Hock also suggested public backstops could be pulled into future crises, saying, “And then probably, as seen with USDC, taxpayers' money is again needed to bail them out,” without describing a specific mechanism.

Traders’ Checklist for the Next Liquidity Shock

The next real signal is not a conference quote. It is how USDC and USDT trade when the tape turns risk-off.

First, any new EU or European national regulatory actions targeting private stablecoins or “unauthorized digital assets” can shift perceived redemption and banking access risk, even before rules bite.

Second, watch secondary-market pricing and spreads during the next broad drawdown. Sub-$0.99 prints and widening venue-to-venue spreads are early stress tells that liquidity is thinning.

Third, reserve disclosure updates matter most when they clarify what portion of reserves is cash-like versus volatile assets. For Tether, that means clearer sizing of bitcoin holdings and the share held in gold versus cash equivalents.

Finally, monitor stablecoin-to-stablecoin flow shifts during volatility, especially USDC selling into USDT. That rotation was cited as a driver of March 2024’s $0.74 prints and is the kind of microstructure move that can front-run bigger basis and collateral effects.

When ‘Cash’ Can Gap, Collateral and Basis Become the Trade

I treat Hock’s comments less as a prediction and more as a reminder about plumbing risk.
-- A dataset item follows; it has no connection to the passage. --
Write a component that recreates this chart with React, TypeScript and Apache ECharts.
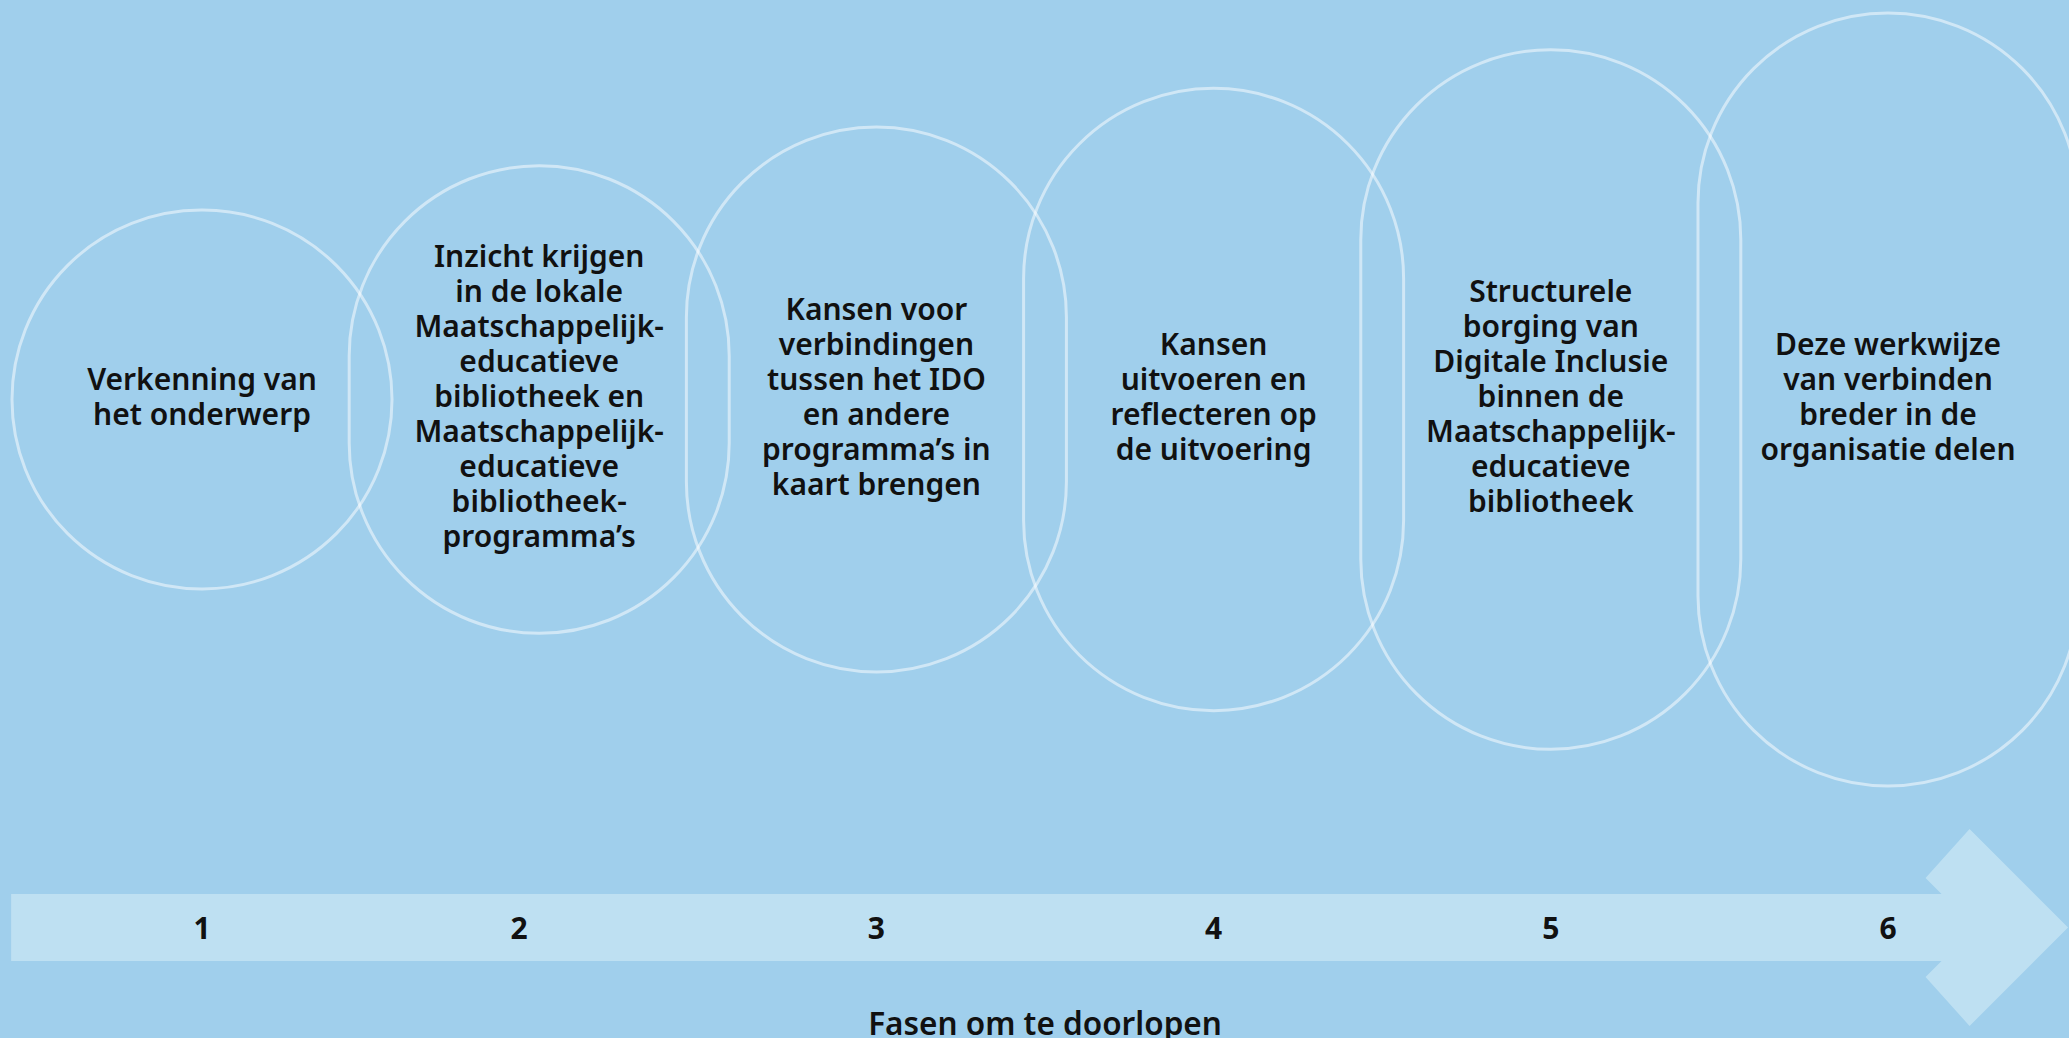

The threshold that matters is whether stablecoins keep behaving like tight $1 instruments when everyone wants out at once, because the historical prints he cited show the gap can be double digits.

If sub-$0.99 pricing starts showing up alongside widening spreads and one-way flows from USDC into USDT, the setup starts to look structural rather than narrative-driven, and the practical impact is straightforward: collateral haircuts rise, basis gets jumpy, and “cash” stops being a neutral settlement layer.